To continue boosting graduation rates, the Pinellas school district is taking a closer look at a particular group of at-risk kids: overage students in middle schools.
The district has more than 3,200 such students — a number it would like to see significantly reduced.
"Our goal is to have little or no kids" who are overage in middle school, said Dee Burns, who heads dropout prevention.
Many of those students do not appear to be struggling, according to the district's most recent data. But for those who are, school leaders say they are taking more aggressive action sooner.

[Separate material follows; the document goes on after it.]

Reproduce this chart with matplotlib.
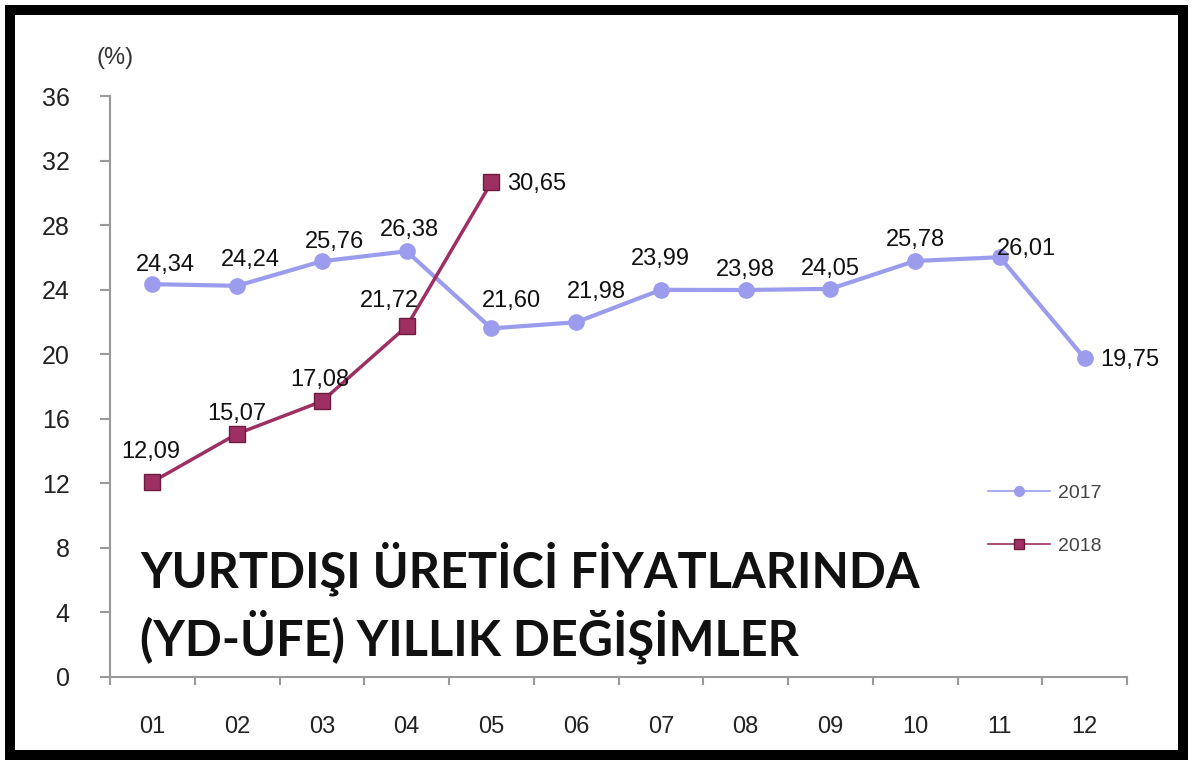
import numpy as np
import matplotlib.pyplot as plt
from matplotlib.patches import Rectangle

months = ['01', '02', '03', '04', '05', '06', '07', '08', '09', '10', '11', '12']
v2017 = [24.34, 24.24, 25.76, 26.38, 21.60, 21.98, 23.99, 23.98, 24.05, 25.78, 26.01, 19.75]
v2018 = [12.09, 15.07, 17.08, 21.72, 30.65]
yticks = list(range(0, 37, 4))

# label offsets in pixels (dx, dy)
off2017 = [(13, 19), (13, 26), (13, 19), (3, 21), (20, 27), (20, 30),
           (0, 31), (0, 20), (0, 20), (0, 21), (27, 8), (45, -2)]
off2018 = [(-2, 30), (0, 20), (-2, 21), (-17, 25), (45, -2)]

c17 = '#9C9CEE'
c18 = '#9E2F62'

fig = plt.figure(figsize=(12, 7.7), dpi=100)
ax = fig.add_axes([110/1200, 1-677/770, 1017/1200, 581/770])

x = np.arange(len(months))
ax.plot(x, v2017, color=c17, lw=3, marker='o', ms=11, mec=c17, mfc=c17, label='2017', zorder=3)
ax.plot(x[:len(v2018)], v2018, color=c18, lw=2.5, marker='s', ms=11, mec='#6E1B40', mfc=c18, label='2018', zorder=4)

px = 72 / 100
for i, v in enumerate(v2017):
    ax.annotate(f'{v:.2f}'.replace('.', ','), (x[i], v), xytext=(off2017[i][0]*px, off2017[i][1]*px),
                textcoords='offset points', ha='center', va='center', fontsize=17,
                family='Liberation Sans', color='#111111', zorder=5)
for i, v in enumerate(v2018):
    ax.annotate(f'{v:.2f}'.replace('.', ','), (x[i], v), xytext=(off2018[i][0]*px, off2018[i][1]*px),
                textcoords='offset points', ha='center', va='center', fontsize=17,
                family='Liberation Sans', color='#111111', zorder=5)

ax.set_xlim(-0.5, 11.5)
ax.set_ylim(0, 36)
ax.set_yticks(yticks)
ax.set_xticks(x)
ax.set_xticklabels(months)
ax.set_xticks(np.arange(-0.5, 12, 1), minor=True)
ax.tick_params(axis='x', which='major', length=0, pad=28, labelsize=17, labelcolor='#222222')
ax.tick_params(axis='x', which='minor', length=6, color='#999999', width=1.5)
ax.tick_params(axis='y', length=7, color='#999999', width=1.5, pad=22, labelsize=18, labelcolor='#222222')
for lab in ax.get_xticklabels() + ax.get_yticklabels():
    lab.set_family('Liberation Sans')
ax.spines['top'].set_visible(False)
ax.spines['right'].set_visible(False)
ax.spines['left'].set_color('#999999')
ax.spines['bottom'].set_color('#999999')
ax.spines['left'].set_linewidth(1.5)
ax.spines['bottom'].set_linewidth(1.5)

fig.text(115/1200, 1-58/770, '(%)', ha='center', va='center', fontsize=17,
         family='Liberation Sans', color='#333333')

leg = ax.legend(loc='upper left', bbox_to_anchor=((988-110)/1017, (677-484)/581),
                frameon=False, handlelength=3.2, handletextpad=0.4, labelspacing=1.85,
                borderaxespad=0, borderpad=0,
                prop={'family': 'Liberation Sans', 'size': 14})
for t in leg.get_texts():
    t.set_color('#444444')
for h in leg.legend_handles:
    h.set_markersize(7)
    h.set_linewidth(1.2)

fig.text(140/1200, 1-587/770, 'YURTDIŞI ÜRETİCİ FİYATLARINDA', ha='left', va='baseline',
         fontsize=35, fontweight='bold', family='Lato', color='#111111')
fig.text(140/1200, 1-655/770, '(YD-ÜFE) YILLIK DEĞİŞİMLER', ha='left', va='baseline',
         fontsize=35, fontweight='bold', family='Lato', color='#111111')

fig.patches.append(Rectangle((10/1200, 1-755/770), 1173/1200, 745/770, transform=fig.transFigure,
                             fill=False, ec='black', lw=7.2, zorder=10))

fig.savefig('out.png', dpi=100)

"The focus is to intervene as early as possible so we don't have students who are getting into high school or close to their graduation year going, 'Oh my gosh, I'm not going to make it,' '' Burns told the Pinellas County School Board this week.
A typical sixth grader comes in at age 11 and leaves at 12. The district considers a sixth grader overage if he or she is 13 or older, or turning 13 or older by year's end.
Four middle schools have more than 200 overage students: Pinellas Park Middle, Morgan Fitzgerald Middle in Largo and Bay Point Middle and John Hopkins Middle in St. Petersburg. Several others have nearly that many.
Some of those students were held back in earlier grades, and many studies suggest they are at greater risk of dropping out. More specifically, some were snared by Florida's third-grade retention policy, which went into effect in 2003 and requires that students be held back if they score poorly on the reading portion of the Florida Comprehensive Assessment Test.
Last school year, Pinellas district officials began sending middle school principals more frequent and detailed information about the overage students in their schools. They noted how many were special education students, and how many had grade point averages below 2.0.
"It is a proactive tool, so we can identify and support kids who may potentially be in jeopardy," said Stephanie Adkinson, the principal at Tyrone Elementary in St. Petersburg.
Data this week showed 652 of 3,258 overage middle school students had GPAs below 2.0 for the last six-week grading period before winter break.
The district plans to incorporate that data into a new tracking strategy for middle school students that mimics what is already happening in high schools. School officials credit that plan for gains in the graduation rate two years in a row.
Some of the data is fuzzy.
It's unclear, for example, how many overage middle school students entered kindergarten a year later because parents thought they were too young. It's also unclear how many special education students, who make up 44 percent of overage middle school students, are on a path to standard diplomas and how many to special diplomas.
It's not a given that overage students are tanking, even those who have been retained. The state's third-grade retention policy mandates intervention for held-back students. And studies by both the Legislature's research arm and an independent researcher show those students score higher in subsequent years than similar students promoted through loopholes in the law.